Are you looking for a dynamic, international career where your contributions truly matter? Join Avolta and be part of a team that’s shaping the future of travel - together.

ROLE SUMMARY

The Lead Scraping Engineer is the most senior technical individual contributor in the Bangalore competitive intelligence team and the de-facto architect of Avolta's web data extraction platform. This person will design and own the core scraping framework, set engineering standards for the team, and personally implement the most complex and technically challenging scrapers. The role combines hands-on engineering (expect to write code 50-60% of the time) with technical leadership: architecture decisions, code reviews, mentoring, and input to the engineering roadmap.

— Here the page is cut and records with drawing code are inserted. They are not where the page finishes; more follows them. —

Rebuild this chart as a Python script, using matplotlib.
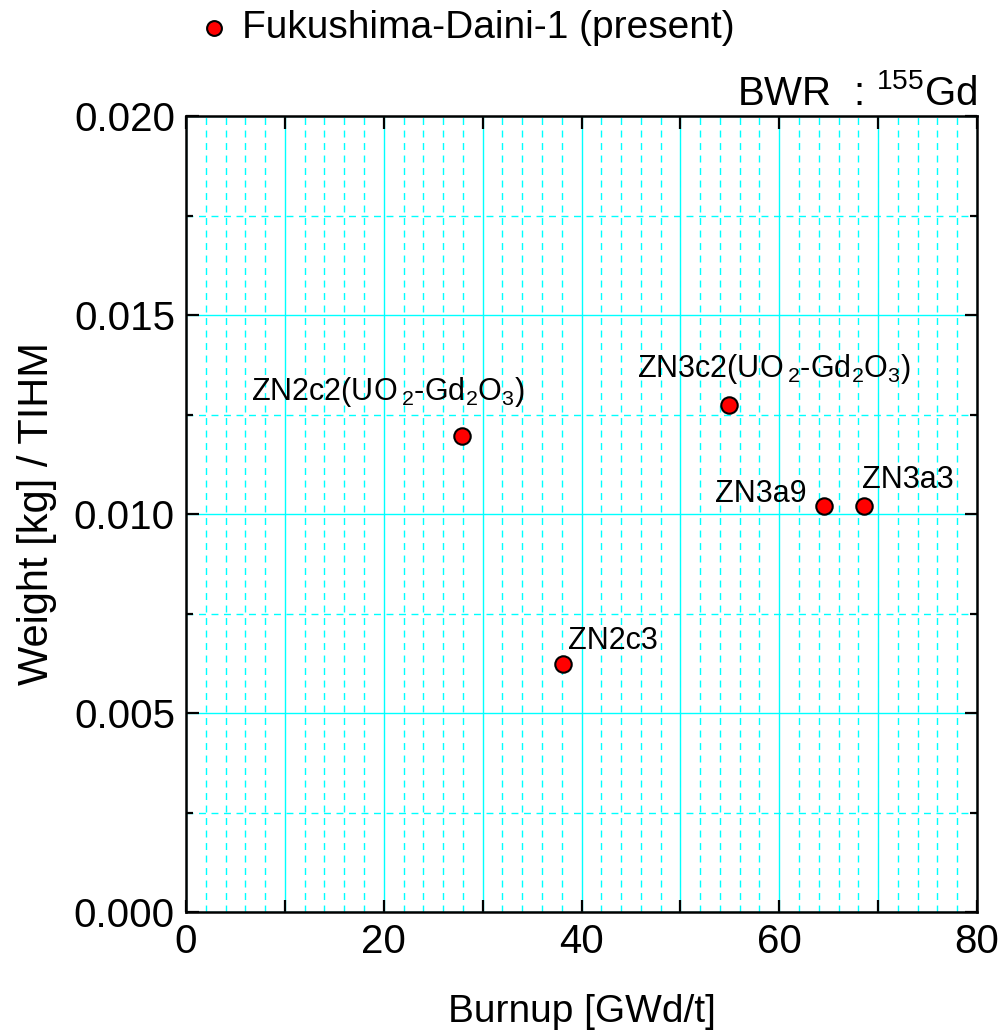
import matplotlib
matplotlib.use("Agg")
import matplotlib.pyplot as plt
from matplotlib.ticker import MultipleLocator, FuncFormatter

plt.rcParams['font.family'] = ['Liberation Sans', 'DejaVu Sans']
plt.rcParams['mathtext.fontset'] = 'custom'
plt.rcParams['mathtext.rm'] = 'Liberation Sans'
plt.rcParams['mathtext.it'] = 'Liberation Sans:italic'
plt.rcParams['mathtext.default'] = 'rm'

# data
names = [r'ZN2c2(UO$\,_2$-Gd$_2$O$_3$)', 'ZN2c3', r'ZN3c2(UO$\,_2$-Gd$_2$O$_3$)', 'ZN3a9', 'ZN3a3']
burnup = [27.9, 38.1, 54.9, 64.5, 68.6]
weight = [0.01196, 0.00622, 0.01274, 0.0102, 0.0102]
# label offsets in pixels (dx, dy) and alignment
offsets = [(-74, 36), (5, 15), (45, 28), (-17, 4), (-2, 18)]
aligns = ['center', 'left', 'center', 'right', 'left']

fig = plt.figure(figsize=(10.06, 10.35), dpi=100)
ax = fig.add_axes([0.1849, 0.1188, 0.9712 - 0.1849, 0.8879 - 0.1188])

ax.set_xlim(0, 80)
ax.set_ylim(0, 0.02)

ax.xaxis.set_major_locator(MultipleLocator(10))
ax.xaxis.set_minor_locator(MultipleLocator(2))
ax.xaxis.set_major_formatter(FuncFormatter(lambda v, p: f"{v:.0f}" if round(v) % 20 == 0 else ""))
ax.yaxis.set_major_locator(MultipleLocator(0.005))
ax.yaxis.set_minor_locator(MultipleLocator(0.0025))
ax.yaxis.set_major_formatter(FuncFormatter(lambda v, p: f"{v:.3f}"))

ax.grid(which='major', color='#00FFFF', linewidth=1.0, linestyle='-')
ax.grid(which='minor', color='#00FFFF', linewidth=1.0, linestyle=(0, (5, 4)))
ax.set_axisbelow(True)

ax.tick_params(axis='both', which='major', direction='in', length=9, width=1.6,
               top=True, right=True, labelsize=29, pad=8)
ax.tick_params(axis='y', which='minor', direction='in', length=5, width=1.6, right=True)
ax.tick_params(axis='x', which='minor', length=0)
for s in ax.spines.values():
    s.set_linewidth(1.8)

sc = ax.scatter(burnup, weight, s=140, c='#FF0000', edgecolors='black', linewidths=1.5,
                zorder=5, label='Fukushima-Daini-1 (present)', clip_on=False)

for n, x, y, (dx, dy), ha in zip(names, burnup, weight, offsets, aligns):
    ax.annotate(n, (x, y), xytext=(dx * 0.72, dy * 0.72), textcoords='offset points',
                ha=ha, va='baseline', fontsize=22)

ax.set_xlabel('Burnup [GWd/t]', fontsize=28, labelpad=24)
ax.set_ylabel('Weight [kg] / TIHM', fontsize=30, labelpad=12)

fig.text(0.9712, 1 - 105 / 1035, r'BWR  : $^{155}$Gd', ha='right', va='baseline', fontsize=29)

fig.legend(handles=[sc], loc='center left', bbox_to_anchor=(195 / 1006, 1 - 28 / 1035),
           frameon=False, fontsize=28, handlelength=1.0, handletextpad=0.2,
           borderpad=0, borderaxespad=0, markerscale=0.9)

fig.savefig('out.png', dpi=100)
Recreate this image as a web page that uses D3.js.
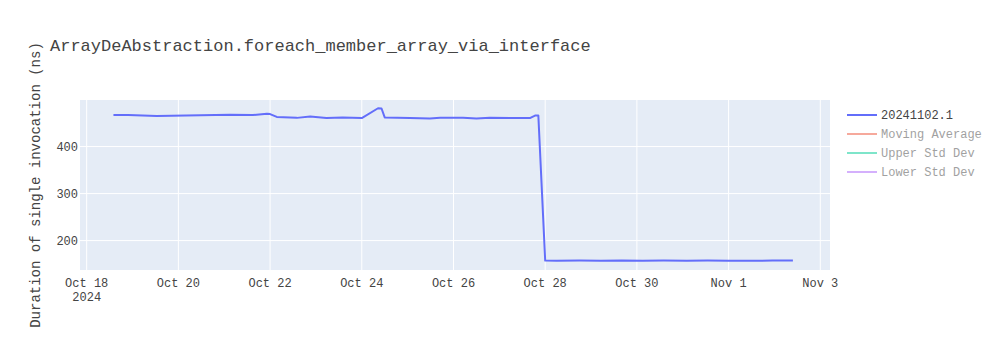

The platform must be designed from day one to scale from 250 to 1,000+ competitors without linear growth in headcount — this requires rigorous architecture, template-driven extensibility, and a relentless focus on automated resilience. This is not a management role; it is a player-coach position where technical credibility and output quality are paramount.

KEY RESPONSIBILITIES

Platform Architecture & Core Development (50-60% of time)

Design and build the core scraping platform: a modular, extensible Scrapy-based framework with standardised spider templates, configurable middleware stack, and plugin architecture that allows mid-level engineers to implement new competitors with minimal bespoke code.
Architect the anti-blocking layer: proxy rotation middleware, user-agent management, request fingerprint randomisation, ban detection and automatic IP rotation, retry logic with exponential backoff and jitter, and intelligent rate limiting per domain.
Implement headless browser automation infrastructure using Playwright (preferred) and Selenium as fallback: browser pool management, stealth configurations, resource blocking for performance, and session persistence.
Design and implement the request scheduling architecture: Scrapy-Redis for distributed crawling, priority queuing, domain-level throttling, and deduplication via Bloom filters or Redis sets.
Build internal tooling: a spider configuration registry (YAML-driven), a live spider status dashboard, a self-service onboarding tool that allows new competitors to be added via config rather than code where possible.
Own the data extraction quality layer: define output schema standards, implement validation hooks within Scrapy pipelines, write reusable field normalisation utilities (price parsing across 30+ currency formats, date normalisation, brand standardisation).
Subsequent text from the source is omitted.